▶ [YOUR OBJECTIVE] Where a line holds "this", copy it.
━━ SUPPLIED DATA ━━
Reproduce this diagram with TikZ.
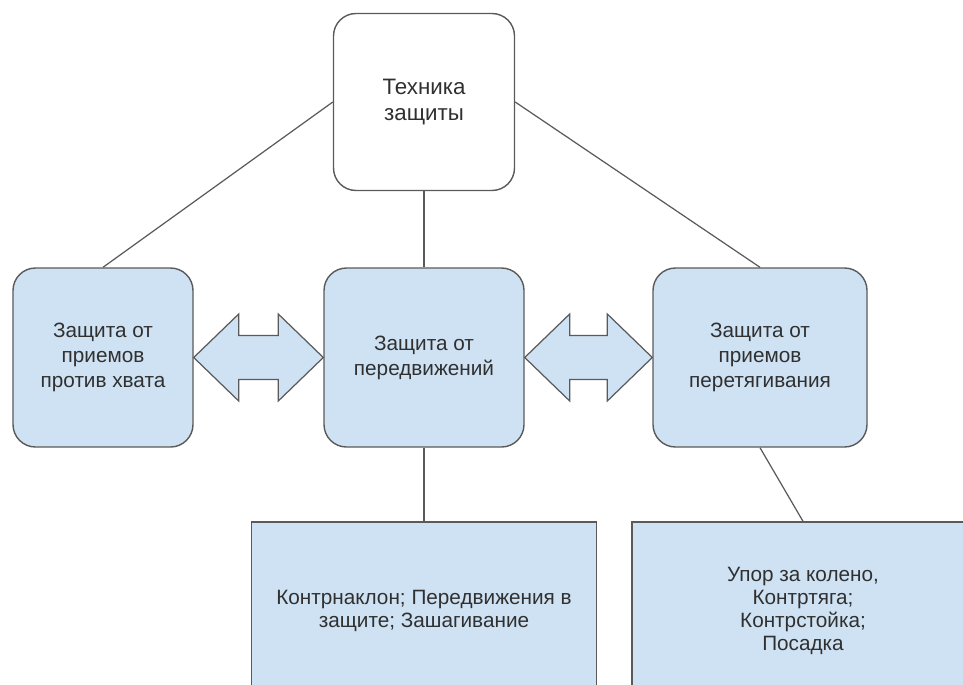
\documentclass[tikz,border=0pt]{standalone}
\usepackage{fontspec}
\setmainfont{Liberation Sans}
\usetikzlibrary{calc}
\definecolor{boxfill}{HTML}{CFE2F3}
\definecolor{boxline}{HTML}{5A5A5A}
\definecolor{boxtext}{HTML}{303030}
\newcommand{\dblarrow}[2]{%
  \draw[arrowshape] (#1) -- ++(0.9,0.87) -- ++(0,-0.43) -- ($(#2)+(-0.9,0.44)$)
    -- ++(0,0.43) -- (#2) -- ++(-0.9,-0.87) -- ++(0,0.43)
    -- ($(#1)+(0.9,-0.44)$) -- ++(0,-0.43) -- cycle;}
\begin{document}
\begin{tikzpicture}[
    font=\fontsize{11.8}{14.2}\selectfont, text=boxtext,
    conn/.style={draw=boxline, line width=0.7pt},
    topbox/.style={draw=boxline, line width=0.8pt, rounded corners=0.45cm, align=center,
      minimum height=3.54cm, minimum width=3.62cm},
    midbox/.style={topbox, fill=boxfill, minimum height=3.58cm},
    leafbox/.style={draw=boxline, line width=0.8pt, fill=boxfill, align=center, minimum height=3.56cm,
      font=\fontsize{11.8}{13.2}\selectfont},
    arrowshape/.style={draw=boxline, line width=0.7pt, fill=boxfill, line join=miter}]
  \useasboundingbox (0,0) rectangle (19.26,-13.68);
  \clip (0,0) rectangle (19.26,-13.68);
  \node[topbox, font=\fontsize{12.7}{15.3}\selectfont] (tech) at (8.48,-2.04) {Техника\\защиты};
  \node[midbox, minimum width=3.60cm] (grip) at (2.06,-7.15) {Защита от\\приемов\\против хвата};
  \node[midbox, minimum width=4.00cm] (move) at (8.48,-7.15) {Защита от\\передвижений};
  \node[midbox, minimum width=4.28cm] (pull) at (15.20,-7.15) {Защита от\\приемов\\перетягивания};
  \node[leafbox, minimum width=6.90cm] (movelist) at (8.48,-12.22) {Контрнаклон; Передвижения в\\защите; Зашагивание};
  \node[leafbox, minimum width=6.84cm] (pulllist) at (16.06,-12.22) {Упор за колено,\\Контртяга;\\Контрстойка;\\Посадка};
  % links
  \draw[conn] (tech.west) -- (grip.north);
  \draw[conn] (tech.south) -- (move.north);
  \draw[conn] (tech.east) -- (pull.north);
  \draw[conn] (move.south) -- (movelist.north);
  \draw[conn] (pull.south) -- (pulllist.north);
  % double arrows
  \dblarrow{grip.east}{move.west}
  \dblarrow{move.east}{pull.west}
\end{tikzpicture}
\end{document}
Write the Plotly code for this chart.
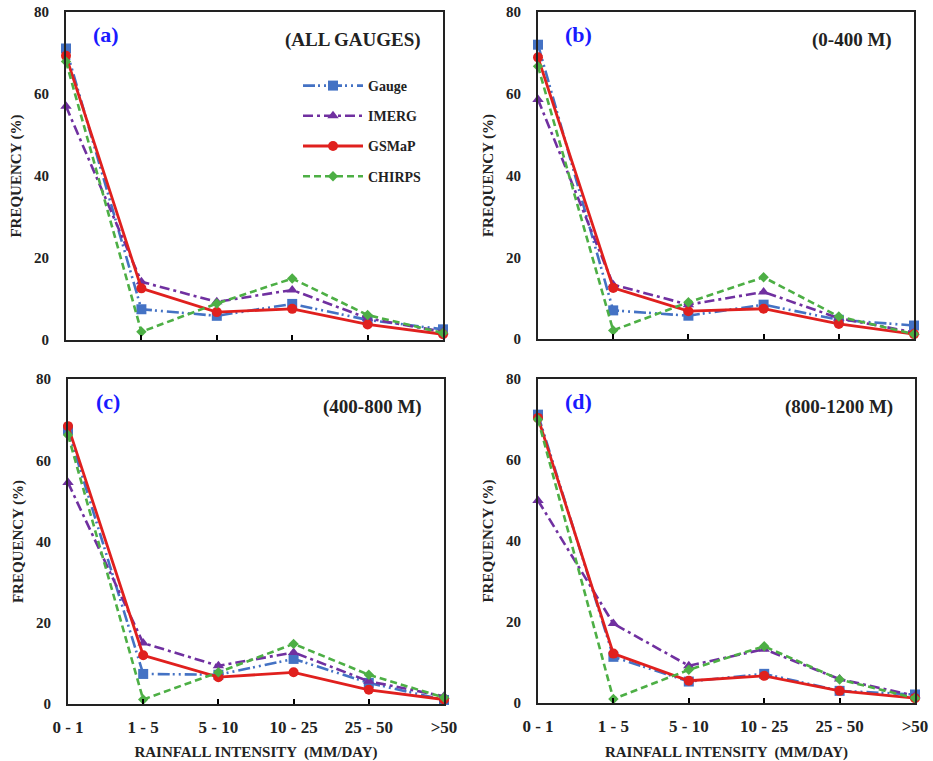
━━━
▶ [TASK RESULT]
Reproduce this diagram with TikZ.
Write the Plotly code for this chart.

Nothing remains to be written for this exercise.